In order to use RuleKit RapidMiner plugin, download rulekit-<version>-rmbundle.zip file from the releases folder. The archive contains RapidMiner 9.3 bundled with the plugin. The bundle can be also built from the sources by running the following commands in the adaa.analytics.rules directory. Windows:

gradlew -b build.gradle rmbundle

Linux:

./gradlew -b build.gradle rmbundle

The output archive will be stored in adaa.analytics.rules/build/distributions. After unpacking ZIP file, please execute RapidMiner-Studio.bat (Windows) or RapidMiner-Studio.sh (Linux) script. Note, that the archive built under Windows may not work on Linux due to different new line characters in the shell script. The opposite situation is not the problem, though. In the releases we provide the archive that works under both systems.

2.2. Usage

The plugin consists of two operators:

  • RuleKit Generator,
  • RuleKit Performance,

which can be found in Extensions → ADAA → RuleKit folder.

The former operator allows inducing various typles of rule models. It is a RapidMiner learner with a single training set input and three outputs: model (to be applied on unseen data), example set (input training set passed without any changes), and estimated performance (model characteristics. RuleKit automatically determines the type of the problem on the basis of the training set metadata:

  • classification - nominal label attribute,
  • regression - numerical label attribute,
  • survival analysis - binary label attribute and numerical attribute with role survival_time specified.

The metadata are crucial for proper operation as they define available GUI parameters and induction algorithm to be used.

The RuleKit Performance operator allows assesing the model. It conforms to the standart Performance RM operator, thus it contains labelled data and performance inputs. The former allows calculating various performance metrices on the predicted data, the latter can be used to capture model characteristics returned by the RuleKit Generator.

2.3. Example

In the following subsection we show an example regression analysis with a use of RuleKit RapidMiner plugin. The investigated dataset is named methane and concerns the problem of predicting methane concentration in a coal mine. The set is split into separate testing and training parts distributed in ARFF format (download). For demonstration needs, a smaller version of these datasets suffixed with -minimal have been provided. The analysis is divided into two parts: data preparation and main processing. Corresponding RapidMiner processes preparation.rmp and regression.rmp are presented in Figure 2.1 and 2.2. The processes can be imported to RapidMiner (File → Import Process...) and executed (Play button).

The role of the preparation process is to add metadata to the sets and store them in the RM format (RapidMiner does not support metadata for ARFF files).
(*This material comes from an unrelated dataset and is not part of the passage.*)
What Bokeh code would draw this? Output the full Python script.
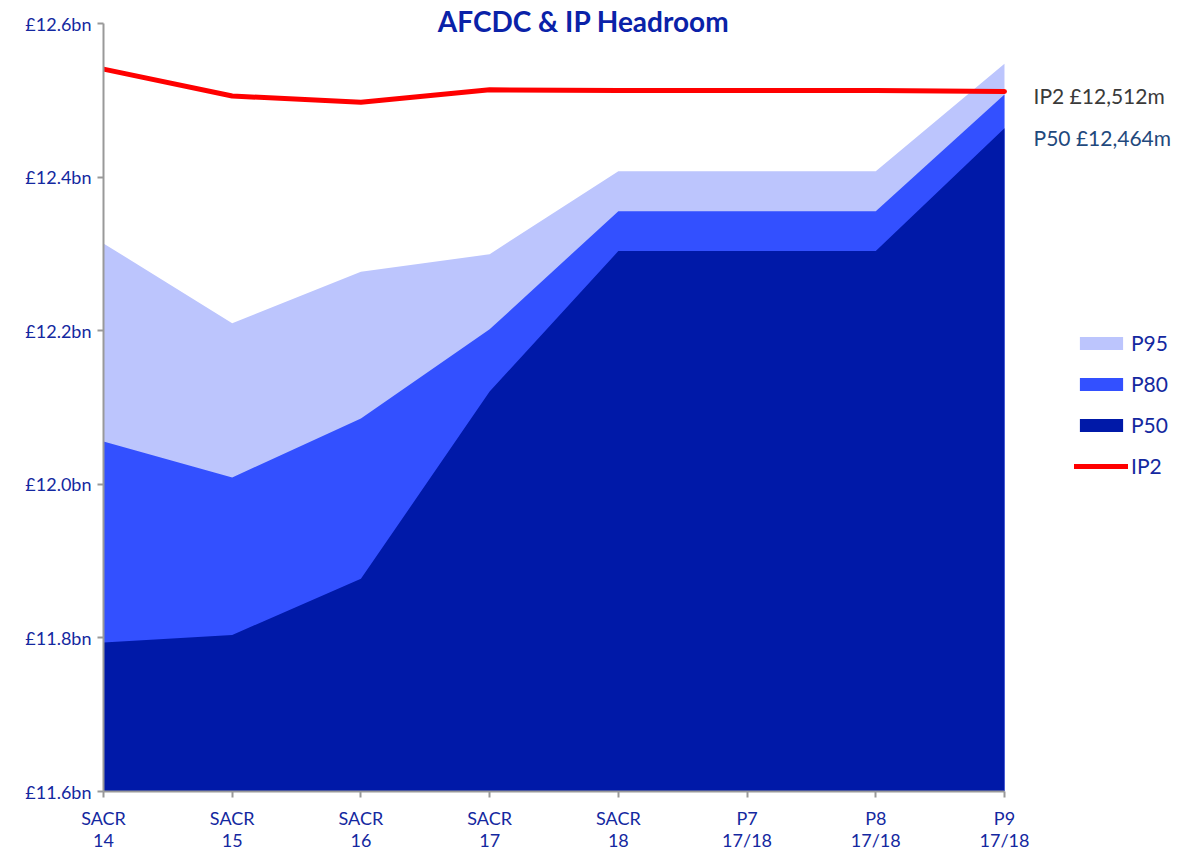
from bokeh.plotting import figure
from bokeh.models import Legend, LegendItem, Label, FixedTicker, Range1d
from bokeh.embed import file_html
from bokeh.resources import INLINE

categories = ["SACR\n14", "SACR\n15", "SACR\n16", "SACR\n17", "SACR\n18", "P7\n17/18", "P8\n17/18", "P9\n17/18"]
p50 = [11.794, 11.804, 11.877, 12.121, 12.304, 12.304, 12.304, 12.464]
p80 = [12.056, 12.009, 12.086, 12.202, 12.356, 12.356, 12.356, 12.508]
p95 = [12.314, 12.210, 12.277, 12.300, 12.408, 12.408, 12.408, 12.548]
ip2 = [12.541, 12.506, 12.498, 12.514, 12.513, 12.513, 12.513, 12.512]
y_ticks = [11.6, 11.8, 12.0, 12.2, 12.4, 12.6]
y_tick_labels = ["£11.6bn", "£11.8bn", "£12.0bn", "£12.2bn", "£12.4bn", "£12.6bn"]
title_text = "AFCDC & IP Headroom"
ip2_label = "IP2 £12,512m"
p50_label = "P50 £12,464m"

x = list(range(len(categories)))
y_start, y_end = y_ticks[0], y_ticks[-1]

FONT = "Lato"
TICK_COLOR = "#1428a0"

# frame extends past the last category / top tick so side texts are not clipped
x_extra = 1.352
y_extra = 0.0304

p = figure(width=1178, height=853, output_backend="svg", toolbar_location=None,
           x_range=Range1d(0, len(categories) - 1 + x_extra), y_range=Range1d(y_start, y_end + y_extra),
           min_border_left=103, min_border_right=0, min_border_top=0, min_border_bottom=59)
p.outline_line_color = None
p.xgrid.visible = False
p.ygrid.visible = False

r95 = p.varea(x=x, y1=[y_start] * len(x), y2=p95, fill_color="#bcc5fd")
r80 = p.varea(x=x, y1=[y_start] * len(x), y2=p80, fill_color="#3350ff")
r50 = p.varea(x=x, y1=[y_start] * len(x), y2=p50, fill_color="#0019a8")
rip = p.line(x=x, y=ip2, line_color="#ff0000", line_width=5, line_cap="round")

for ax in (p.xaxis[0], p.yaxis[0]):
    ax.axis_line_color = "#999999"
    ax.axis_line_width = 2
    ax.major_tick_line_color = "#999999"
    ax.major_tick_line_width = 2
    ax.major_tick_out = 6
    ax.major_tick_in = 0
    ax.minor_tick_line_color = None
    ax.major_label_text_font = FONT
    ax.major_label_text_color = TICK_COLOR
    ax.major_label_text_font_size = "18px"

p.xaxis.bounds = (0, len(categories) - 1)
p.yaxis.bounds = (y_start, y_end)
p.xaxis.ticker = FixedTicker(ticks=x)
p.xaxis.major_label_overrides = {i: c for i, c in enumerate(categories)}
p.xaxis.major_label_standoff = 9
p.xaxis.major_label_text_line_height = 1.0
p.yaxis.ticker = FixedTicker(ticks=y_ticks)
p.yaxis.major_label_overrides = {t: l for t, l in zip(y_ticks, y_tick_labels)}
p.yaxis.major_label_standoff = 6

legend = Legend(items=[
    LegendItem(label="P95", renderers=[r95]),
    LegendItem(label="P80", renderers=[r80]),
    LegendItem(label="P50", renderers=[r50]),
    LegendItem(label="IP2", renderers=[rip]),
], location=(971, 313))
legend.background_fill_alpha = 0
legend.border_line_color = None
legend.glyph_width = 54
legend.glyph_height = 16
legend.label_text_font = FONT
legend.label_text_font_size = "21px"
legend.label_text_color = TICK_COLOR
legend.label_standoff = 3
legend.spacing = 16
legend.padding = 0
legend.margin = 0
p.add_layout(legend, "center")

p.add_layout(Label(x=3.73, y=12.6035, text=title_text, text_align="center", text_baseline="middle",
                   text_font=FONT, text_font_style="bold", text_font_size="28px", text_color="#0a22a8"))
p.add_layout(Label(x=7.226, y=12.506, text=ip2_label, text_align="left", text_baseline="middle",
                   text_font=FONT, text_font_size="21px", text_color="#3a3a3a"))
p.add_layout(Label(x=7.226, y=12.452, text=p50_label, text_align="left", text_baseline="middle",
                   text_font=FONT, text_font_size="21px", text_color="#1f497d"))

open("out.html", "w").write(file_html(p, INLINE))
Since Read ARFF operator is no longer provided by some RapidMiner revisions, we distribute its version from RapidMiner 5 as the element of RuleKit. After reading ARFF file, the Set Role operator is used for setting MM116_pred as the label attribute (in the survival analysis, a survival_time role has to be additionally assigned to some other attribute). Then, the sets are saved in the RapidMiner local repository with Store operators.

In the main process, datasets are loaded from the RM repository with Retrieve operator. Then, the training set is provided as an input for RuleKit Generator. All the parameters configurable from the XML interface are accessible through the RapidMiner GUI. Let mincov = 4 and RSS measure be used for growing, pruning, and voting. The corresponding panel with operator properties is presented in Figure 2.3.

Figure 2.1. Data preparation process.
Figure 2.2. Main analysis process.
Figure 2.3. RuleKit Generator parameters.

The model generated by RuleKit Generator is then applied on unseen data (Apply Model operator). The performance of the prediction is assesed using RuleKit Evaluator operator. Performance metrices as well as generated model are passed as process outputs. The text representation of the model is presented in the training report description.